Following this service, the immersed ones gathered in the front of the chapel, and, in the name of the one Lord and the one Church, his body, consisting of all the faithful consecrated ones, from Pentecost to the present, they were accorded the right hand of fellowship. May the sweet memories of that occasion long abide with each of them and with us all.

On Tuesday evening, the anniversary of our Lord's last Passover Supper, we celebrated the memorial of his great sacrifice as our Paschal Lamb—the Lamb of God which taketh away the sin of the world. There were about three hundred present. The significance of the emblems representing the flesh and blood of our Redeemer was shown, and how his sacrifice of the human nature and its rights was for us, that we, who had lost these in Adam, might receive them back again as the gift of God through Christ, our Lord. It was explained that our eating (partaking) of the merit and rights thus provided was by faith—an acceptance and appropriation of his ransom-sacrifice, and of the blessings thus secured, by each.

Then we looked further and saw that the emblems, as explained by the Apostle (1 Cor. 10:16), represent not only the death of our Lord Jesus as our ransom, but also our participation with him in death—not as ransomers, but merely as joint-sacrificers with him, that we might be accounted worthy also to be his joint-heirs in the glory of his Kingdom. We seemed to hear him explain that to drink of his cup meant on our part a pledge to die with him; and then his inquiry, Are ye able to drink of the cup that I shall drink of, and to be baptized with the baptism that I am baptized with? And our hearts replied in the words of James and John, We are able. We pledged ourselves to faithfulness to him, to his Word and to all the fellow-members of his body, and then rejoiced to hear his assurance, Ye shall indeed drink of my cup and be baptized with my baptism. We sang in conclusion that precious old hymn—

"Sweet the moments, rich in blessing,
Which before the cross I spend;
Life and health and peace possessing
From the sinner's dying Friend."

[R1302 : page 69] Then we quietly adjourned to our abodes, reflecting the while upon the scenes and incidents of eighteen centuries ago—Gethsemane, Pilate's judgment-seat, and Calvary.

The succeeding days were devoted chiefly to the Colporteur work and to private counselling with those who desired to enter it. The interest in the Colporteur work seems to be growing. Several persons, by previous arrangement, started out to give their lives thenceforth as missionaries in this, which more and more seems to commend itself as the best method of preaching the gospel at the present time. Beside these, some nine others declared their desire to engage all their talents in this fruitful quarter of the harvest field, and left the convention determined, by the grace of God, to lay aside present weights and hindrances, and to shape their affairs so that they may soon be able to give their entire time to the work of spreading the good tidings, and thus serving the Lord by helping his body, the consecrated Church. Thus it is that the Bride is to make herself ready.—Rev. 19:7.

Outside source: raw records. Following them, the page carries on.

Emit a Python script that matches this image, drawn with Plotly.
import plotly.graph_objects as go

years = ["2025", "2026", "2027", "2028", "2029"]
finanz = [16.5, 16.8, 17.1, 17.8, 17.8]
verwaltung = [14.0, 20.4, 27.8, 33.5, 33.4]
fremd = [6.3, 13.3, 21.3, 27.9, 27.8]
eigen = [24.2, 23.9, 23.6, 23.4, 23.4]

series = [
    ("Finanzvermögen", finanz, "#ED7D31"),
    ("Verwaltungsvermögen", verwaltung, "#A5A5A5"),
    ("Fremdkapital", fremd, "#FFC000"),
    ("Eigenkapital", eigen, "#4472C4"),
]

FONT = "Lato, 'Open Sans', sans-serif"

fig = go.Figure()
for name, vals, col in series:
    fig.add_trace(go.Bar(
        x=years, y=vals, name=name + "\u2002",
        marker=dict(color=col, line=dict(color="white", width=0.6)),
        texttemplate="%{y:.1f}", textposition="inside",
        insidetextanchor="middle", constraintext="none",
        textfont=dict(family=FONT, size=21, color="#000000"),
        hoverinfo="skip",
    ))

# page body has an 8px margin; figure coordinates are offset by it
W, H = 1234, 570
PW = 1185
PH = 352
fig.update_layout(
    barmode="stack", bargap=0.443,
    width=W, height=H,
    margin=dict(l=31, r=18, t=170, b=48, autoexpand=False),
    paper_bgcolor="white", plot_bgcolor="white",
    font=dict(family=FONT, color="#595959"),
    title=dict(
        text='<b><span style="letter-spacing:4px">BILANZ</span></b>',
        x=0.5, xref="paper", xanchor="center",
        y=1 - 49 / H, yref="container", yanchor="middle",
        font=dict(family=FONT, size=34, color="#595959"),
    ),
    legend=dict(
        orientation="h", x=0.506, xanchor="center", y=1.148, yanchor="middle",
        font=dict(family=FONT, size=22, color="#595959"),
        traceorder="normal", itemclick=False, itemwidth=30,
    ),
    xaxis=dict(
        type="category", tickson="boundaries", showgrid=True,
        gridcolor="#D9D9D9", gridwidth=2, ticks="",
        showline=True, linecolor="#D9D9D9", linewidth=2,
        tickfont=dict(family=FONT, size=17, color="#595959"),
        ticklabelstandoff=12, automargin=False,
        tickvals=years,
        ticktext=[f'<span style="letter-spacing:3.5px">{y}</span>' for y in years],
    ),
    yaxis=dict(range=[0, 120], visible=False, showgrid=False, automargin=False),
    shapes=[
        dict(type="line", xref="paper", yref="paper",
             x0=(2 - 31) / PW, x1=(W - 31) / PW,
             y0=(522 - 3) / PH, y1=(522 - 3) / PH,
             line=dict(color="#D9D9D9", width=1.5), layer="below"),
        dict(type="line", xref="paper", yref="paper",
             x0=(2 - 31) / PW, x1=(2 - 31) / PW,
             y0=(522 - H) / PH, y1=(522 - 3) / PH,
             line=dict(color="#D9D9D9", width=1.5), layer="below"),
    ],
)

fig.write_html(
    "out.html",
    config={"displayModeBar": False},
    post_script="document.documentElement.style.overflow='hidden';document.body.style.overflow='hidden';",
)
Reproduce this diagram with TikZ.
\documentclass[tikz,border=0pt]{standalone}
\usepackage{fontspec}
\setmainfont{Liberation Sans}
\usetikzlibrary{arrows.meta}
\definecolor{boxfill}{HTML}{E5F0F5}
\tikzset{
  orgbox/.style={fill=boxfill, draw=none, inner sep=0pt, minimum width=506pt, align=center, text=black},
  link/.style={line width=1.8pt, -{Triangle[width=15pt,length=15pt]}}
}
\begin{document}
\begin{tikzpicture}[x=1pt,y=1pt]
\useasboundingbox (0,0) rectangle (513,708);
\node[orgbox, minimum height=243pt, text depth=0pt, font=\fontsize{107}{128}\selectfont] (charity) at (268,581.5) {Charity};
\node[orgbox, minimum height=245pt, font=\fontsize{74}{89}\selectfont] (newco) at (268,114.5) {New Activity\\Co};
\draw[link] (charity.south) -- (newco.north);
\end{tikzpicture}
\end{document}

The Colporteurs' meetings included several lessons and illustrations of the best methods of presenting MILLENNIAL DAWN to the attention of the people so as to interest them without exciting their prejudices. The more experienced and more successful of the Colporteurs in this way did great service to the less experienced and less successful, and thus to the cause in general.

We have heard from a number of those who were present from a distance, since their return to their homes, that the blessed influence of the meetings, as a sweet perfume, abides with them as a foretaste of the General Assembly of the Church of the First-born Ones, whose names are written in heaven.